La comédie musicale américaine offre un autre exemple emblématique des enjeux politiques de la chanson. Il est en effet possible de démentir l’idée reçue selon laquelle Broadway privilégie un répertoire anodin à des fins de simple divertissement : c’est bien d’un théâtre politique qu’il s’agit (sous des apparences parfois trompeuses), et les chansonniers de Broadway pratiquent un art engagé, en prise sur les grandes controverses du moment. (Mathieu Duplay)
Non moins éclairantes sont les relations complexes qu’entretient le régime communiste de la République Populaire de Pologne (1945-1989) avec la rock culture : elles ne se résument pas au rejet, à l’interdiction et à la censure (en fait extrêmement rare).
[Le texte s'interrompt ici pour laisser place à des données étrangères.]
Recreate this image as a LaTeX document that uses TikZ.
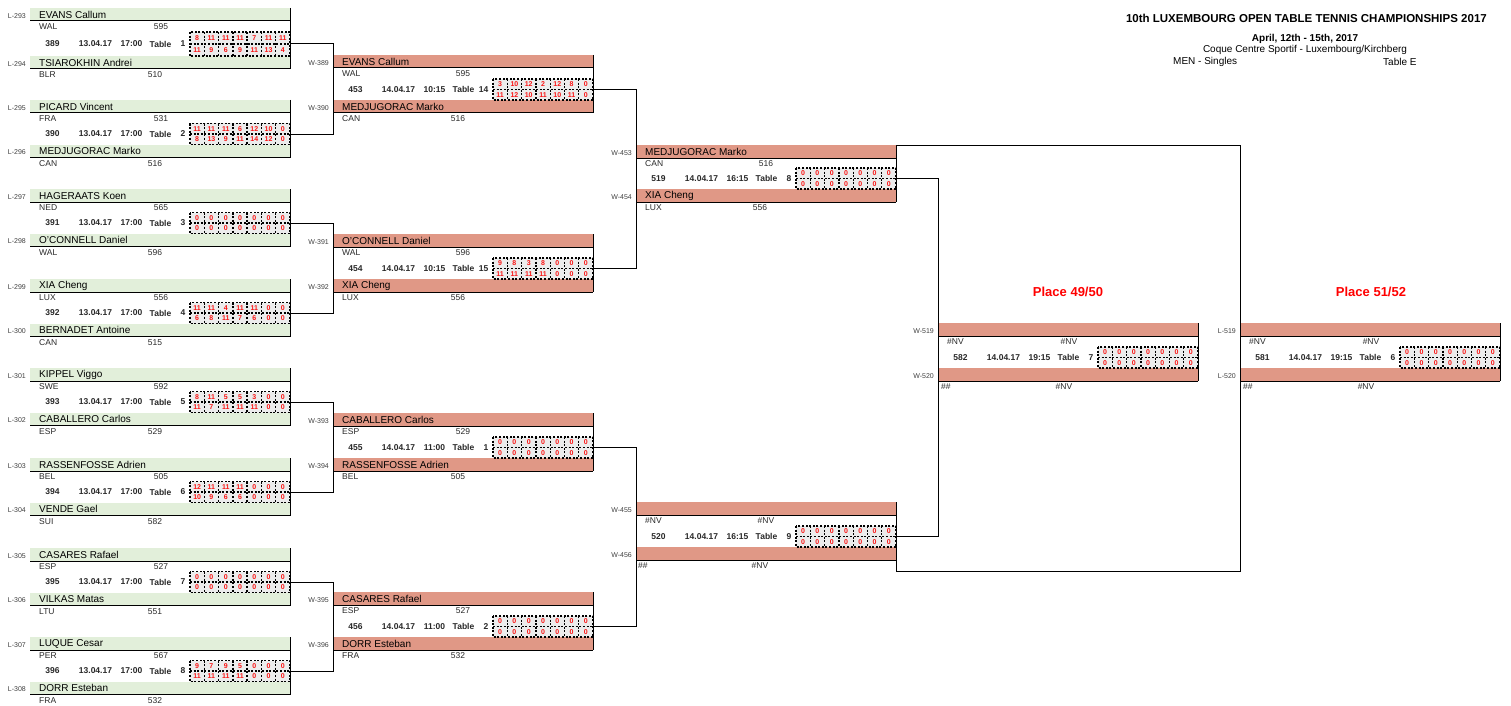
\documentclass[tikz,border=0pt]{standalone}
\usepackage{fontspec}
\setmainfont{Liberation Sans}
\definecolor{bargreen}{RGB}{226,239,218}
\definecolor{barsalmon}{RGB}{224,152,134}
\definecolor{labgray}{RGB}{64,64,64}
\definecolor{txtgray}{RGB}{40,40,40}
\definecolor{scfill}{RGB}{236,236,236}
\definecolor{scred}{RGB}{250,20,20}
\tikzset{
  bar/.style={anchor=north west, minimum width=260, minimum height=13, inner sep=0, outer sep=0},
  pname/.style={anchor=west, inner sep=0, font=\fontsize{10}{12}\selectfont, text=black},
  ctry/.style={anchor=west, inner sep=0, font=\fontsize{8.5}{10}\selectfont, text=txtgray},
  rating/.style={anchor=center, inner sep=0, font=\fontsize{8.5}{10}\selectfont, text=txtgray},
  lab/.style={anchor=east, inner sep=0, font=\fontsize{7}{8}\selectfont, text=labgray},
  info/.style={anchor=center, inner sep=0, font=\bfseries\fontsize{8.5}{10}\selectfont, text=txtgray},
  sbox/.style={anchor=north west, minimum width=100, inner sep=0, outer sep=0, fill=scfill},
  dashline/.style={line width=1.3pt, dash pattern=on 2pt off 1.6pt},
  scnum/.style={inner sep=0, font=\bfseries\fontsize{7}{8}\selectfont, text=scred},
  wire/.style={line width=1pt},
  place/.style={inner sep=0, font=\bfseries\fontsize{13}{15}\selectfont, text=red},
  head/.style={inner sep=0, text=black},
}
\newcommand\setm[4]{\def\mL{#1}\def\mT{#2}\def\mG{#3}\def\mR{#4}}
% id, y-top, fill, label, name, country, rating, rating x-offset
\newcommand\mplayer[8]{%
  \node[bar, fill=#3] (#1) at (\mL,#2) {};
  \draw[wire] (#1.south west) -- (#1.south east);
  \node[lab] (#1l) at (\mL-4,#2+8) {#4};
  \node[pname] (#1n) at (\mL+9,#2+6.8) {#5};
  \node[ctry] (#1c) at (\mL+9,#2+19) {#6};
  \node[rating] (#1r) at (\mL+#8,#2+19) {#7};
}
% id, number, date, time, table
\newcommand\minfo[5]{%
  \pgfmathsetmacro\iy{\mT+\mG-\mR}%
  \node[info] (#1num) at (\mL+22.5,\iy) {#2};
  \node[info] (#1date) at (\mL+65.5,\iy) {#3};
  \node[info] (#1time) at (\mL+101.5,\iy) {#4};
  \node[info] (#1tab) at (\mL+130.5,\iy) {Table};
  \node[info, anchor=east] (#1tno) at (\mL+155.5,\iy) {#5};
}
% id, top scores, bottom scores
\newcommand\mscore[3]{%
  \pgfmathsetmacro\sy{\mT+\mG-2*\mR}%
  \pgfmathsetmacro\sh{2*\mR}%
  \node[sbox, minimum height=\sh pt] (#1) at (\mL+160,\sy) {};
  \foreach \v [count=\i] in {#2} \node[scnum] (#1t\i) at (\mL+160+\i*14.2857-7.1429,\sy+0.5*\mR+0.3) {\v};
  \foreach \v [count=\i] in {#3} \node[scnum] (#1b\i) at (\mL+160+\i*14.2857-7.1429,\sy+1.5*\mR+0.3) {\v};
  \draw[dashline] (#1.north west) rectangle (#1.south east);
  \draw[dashline] (#1.west) -- (#1.east);
  \foreach \i in {1,...,6} \draw[dashline] ([xshift=\i*14.2857pt]#1.north west) -- ([xshift=\i*14.2857pt]#1.south west);
}
\begin{document}
\begin{tikzpicture}[x=1pt,y=-1pt]
\useasboundingbox (0,0) rectangle (1511,706);

% ---------- headings ----------
\node[head, anchor=east, font=\bfseries\fontsize{11.5}{13}\selectfont] (title) at (1487,18.5) {10th LUXEMBOURG OPEN TABLE TENNIS CHAMPIONSHIPS 2017};
\node[head, font=\bfseries\fontsize{10}{12}\selectfont] (dates) at (1305,39) {April, 12th - 15th, 2017};
\node[head, font=\fontsize{10}{12}\selectfont] (venue) at (1305,49.5) {Coque Centre Sportif - Luxembourg/Kirchberg};
\node[head, anchor=west, font=\fontsize{10}{12}\selectfont] (event) at (1173,62) {MEN - Singles};
\node[head, anchor=west, font=\fontsize{10}{12}\selectfont] (tab) at (1383,62) {Table E};
\node[place] (pl4950) at (1068,292) {Place 49/50};
\node[place] (pl5152) at (1371,292) {Place 51/52};

% ---------- round 1 ----------
\setm{30}{8}{48}{12}
\mplayer{m389a}{\mT}{bargreen}{L-293}{EVANS Callum}{WAL}{595}{131}
\mplayer{m389b}{\mT+\mG}{bargreen}{L-294}{TSIAROKHIN Andrei}{BLR}{510}{125}
\draw[wire] (m389a.north east) -- (m389b.south east);
\minfo{m389}{389}{13.04.17}{17:00}{1}
\mscore{s389}{8,11,11,11,7,11,11}{11,9,6,9,11,13,4}

\setm{30}{100}{44.5}{10.5}
\mplayer{m390a}{\mT}{bargreen}{L-295}{PICARD Vincent}{FRA}{531}{131}
\mplayer{m390b}{\mT+\mG}{bargreen}{L-296}{MEDJUGORAC Marko}{CAN}{516}{125}
\draw[wire] (m390a.north east) -- (m390b.south east);
\minfo{m390}{390}{13.04.17}{17:00}{2}
\mscore{s390}{11,11,11,6,12,10,0}{8,13,9,11,14,12,0}

\setm{30}{189}{44.5}{10.5}
\mplayer{m391a}{\mT}{bargreen}{L-297}{HAGERAATS Koen}{NED}{565}{131}
\mplayer{m391b}{\mT+\mG}{bargreen}{L-298}{O'CONNELL Daniel}{WAL}{596}{125}
\draw[wire] (m391a.north east) -- (m391b.south east);
\minfo{m391}{391}{13.04.17}{17:00}{3}
\mscore{s391}{0,0,0,0,0,0,0}{0,0,0,0,0,0,0}

\setm{30}{279}{44.5}{10.5}
\mplayer{m392a}{\mT}{bargreen}{L-299}{XIA Cheng}{LUX}{556}{131}
\mplayer{m392b}{\mT+\mG}{bargreen}{L-300}{BERNADET Antoine}{CAN}{515}{125}
\draw[wire] (m392a.north east) -- (m392b.south east);
\minfo{m392}{392}{13.04.17}{17:00}{4}
\mscore{s392}{11,11,4,11,11,0,0}{6,8,11,7,6,0,0}

\setm{30}{368}{44.5}{10.5}
\mplayer{m393a}{\mT}{bargreen}{L-301}{KIPPEL Viggo}{SWE}{592}{131}
\mplayer{m393b}{\mT+\mG}{bargreen}{L-302}{CABALLERO Carlos}{ESP}{529}{125}
\draw[wire] (m393a.north east) -- (m393b.south east);
\minfo{m393}{393}{13.04.17}{17:00}{5}
\mscore{s393}{8,11,5,5,3,0,0}{11,7,11,11,11,0,0}

\setm{30}{458}{44.5}{10.5}
\mplayer{m394a}{\mT}{bargreen}{L-303}{RASSENFOSSE Adrien}{BEL}{505}{131}
\mplayer{m394b}{\mT+\mG}{bargreen}{L-304}{VENDE Gael}{SUI}{582}{125}
\draw[wire] (m394a.north east) -- (m394b.south east);
\minfo{m394}{394}{13.04.17}{17:00}{6}
\mscore{s394}{12,11,11,11,0,0,0}{10,9,6,6,0,0,0}

\setm{30}{548}{44.5}{10.5}
\mplayer{m395a}{\mT}{bargreen}{L-305}{CASARES Rafael}{ESP}{527}{131}
\mplayer{m395b}{\mT+\mG}{bargreen}{L-306}{VILKAS Matas}{LTU}{551}{125}
\draw[wire] (m395a.north east) -- (m395b.south east);
\minfo{m395}{395}{13.04.17}{17:00}{7}
\mscore{s395}{0,0,0,0,0,0,0}{0,0,0,0,0,0,0}

\setm{30}{637}{44.5}{10.5}
\mplayer{m396a}{\mT}{bargreen}{L-307}{LUQUE Cesar}{PER}{567}{131}
\mplayer{m396b}{\mT+\mG}{bargreen}{L-308}{DORR Esteban}{FRA}{532}{125}
\draw[wire] (m396a.north east) -- (m396b.south east);
\minfo{m396}{396}{13.04.17}{17:00}{8}
\mscore{s396}{9,7,9,5,0,0,0}{11,11,11,11,0,0,0}

% ---------- round 2 ----------
\setm{333}{55}{45}{10.5}
\mplayer{m453a}{\mT}{barsalmon}{W-389}{EVANS Callum}{WAL}{595}{130}
\mplayer{m453b}{\mT+\mG}{barsalmon}{W-390}{MEDJUGORAC Marko}{CAN}{516}{125}
\draw[wire] (m453a.north east) -- (m453b.south east);
\minfo{m453}{453}{14.04.17}{10:15}{14}
\mscore{s453}{3,10,12,2,12,8,0}{11,12,10,11,10,11,0}

\setm{333}{234}{45}{10.5}
\mplayer{m454a}{\mT}{barsalmon}{W-391}{O'CONNELL Daniel}{WAL}{596}{130}
\mplayer{m454b}{\mT+\mG}{barsalmon}{W-392}{XIA Cheng}{LUX}{556}{125}
\draw[wire] (m454a.north east) -- (m454b.south east);
\minfo{m454}{454}{14.04.17}{10:15}{15}
\mscore{s454}{9,8,3,8,0,0,0}{11,11,11,11,0,0,0}

\setm{333}{413}{45}{10.5}
\mplayer{m455a}{\mT}{barsalmon}{W-393}{CABALLERO Carlos}{ESP}{529}{130}
\mplayer{m455b}{\mT+\mG}{barsalmon}{W-394}{RASSENFOSSE Adrien}{BEL}{505}{125}
\draw[wire] (m455a.north east) -- (m455b.south east);
\minfo{m455}{455}{14.04.17}{11:00}{1}
\mscore{s455}{0,0,0,0,0,0,0}{0,0,0,0,0,0,0}

\setm{333}{592}{45}{10.5}
\mplayer{m456a}{\mT}{barsalmon}{W-395}{CASARES Rafael}{ESP}{527}{130}
\mplayer{m456b}{\mT+\mG}{barsalmon}{W-396}{DORR Esteban}{FRA}{532}{125}
\draw[wire] (m456a.north east) -- (m456b.south east);
\minfo{m456}{456}{14.04.17}{11:00}{2}
\mscore{s456}{0,0,0,0,0,0,0}{0,0,0,0,0,0,0}

% ---------- round 3 ----------
\setm{636}{145}{44}{10.5}
\mplayer{m519a}{\mT}{barsalmon}{W-453}{MEDJUGORAC Marko}{CAN}{516}{130}
\mplayer{m519b}{\mT+\mG}{barsalmon}{W-454}{XIA Cheng}{LUX}{556}{124}
\draw[wire] (m519a.north east) -- (m519b.south east);
\minfo{m519}{519}{14.04.17}{16:15}{8}
\mscore{s519}{0,0,0,0,0,0,0}{0,0,0,0,0,0,0}

\setm{636}{502}{45}{10.5}
\mplayer{m520a}{\mT}{barsalmon}{W-455}{}{\#NV}{\#NV}{130}
\mplayer{m520b}{\mT+\mG}{barsalmon}{W-456}{}{\kern-7pt\#\#}{\#NV}{124}
\draw[wire] (m520a.north east) -- (m520b.south east);
\minfo{m520}{520}{14.04.17}{16:15}{9}
\mscore{s520}{0,0,0,0,0,0,0}{0,0,0,0,0,0,0}

% ---------- placement matches ----------
\setm{938}{323}{45}{10.5}
\mplayer{m582a}{\mT}{barsalmon}{W-519}{}{\#NV}{\#NV}{131}
\mplayer{m582b}{\mT+\mG}{barsalmon}{W-520}{}{\kern-6pt\#\#}{\#NV}{126}
\draw[wire] (m582a.north east) -- (m582b.south east);
\minfo{m582}{582}{14.04.17}{19:15}{7}
\mscore{s582}{0,0,0,0,0,0,0}{0,0,0,0,0,0,0}

\setm{1240}{323}{45}{10.5}
\mplayer{m581a}{\mT}{barsalmon}{L-519}{}{\#NV}{\#NV}{131}
\mplayer{m581b}{\mT+\mG}{barsalmon}{L-520}{}{\kern-6pt\#\#}{\#NV}{126}
\draw[wire] (m581a.north east) -- (m581b.south east);
\minfo{m581}{581}{14.04.17}{19:15}{6}
\mscore{s581}{0,0,0,0,0,0,0}{0,0,0,0,0,0,0}

% ---------- connectors ----------
\draw[wire] (s389.east) -- ++(43,0) |- (s390.east);
\draw[wire] (s391.east) -- ++(43,0) |- (s392.east);
\draw[wire] (s393.east) -- ++(43,0) |- (s394.east);
\draw[wire] (s395.east) -- ++(43,0) |- (s396.east);
\draw[wire] (s453.east) -- ++(43,0) |- (s454.east);
\draw[wire] (s455.east) -- ++(43,0) |- (s456.east);
\draw[wire] (s519.east) -- ++(42,0) |- (s520.east);
\coordinate (fa) at (1240,145);
\coordinate (fb) at (1240,571);
\coordinate (fc) at (896,571);
\draw[wire] (m519a.north east) -- (fa) -- (fb) -- (fc) -- (m520b.south east);
\end{tikzpicture}
\end{document}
Ce n’est qu’au début des années 1980, avec l’affaiblissement du régime, que le rock polonais devient plus ouvertement anticommuniste, tout en étant produit et distribué dans le cadre de l’industrie et des circuits culturels mis en place et contrôlés par l’Etat. (Dariusz Krawczyk)

Chanson et histoire
Dans la perspective méthodologique développée par la revue Ecrire l’histoire, et par le récent colloque Chanter l’actualité, les relations de la chanson et de l’histoire pourraient être explorées selon ces deux axes :

– La chanson constitue-t-elle un moyen d’écrire l’histoire ? Y a-t-il des périodes privilégiées où elle a rempli ce rôle, et pourquoi ? Dans quel but la chanson, art du présent, s’empare-t-elle de la matière historique, et que lui fait-elle dire ?
– La chanson comme objet d’étude de l’histoire : à partir de quand une histoire de la chanson se constitue- telle, et selon quelles bases ? La chanson est-elle considérée comme un marqueur historique par certains historiens ? Quelle place lui font-ils en tant que « document », et comment l’analysent-ils ? Une enquête systématique sur les références à des chansons dans le corpus historiographique serait passionnante à cet égard.

La première séance du séminaire, organisé par Jean Vignes et l’équipe CERILAC EA 4410, aura lieu dans les locaux de l’UFR Lettres, Arts, Cinéma de l’Université Paris-Diderot, en salle Pierre Albouy (685C), au 6e étage des Grands Moulins de Paris, le mardi 12 novembre, de 18h à 20 heures.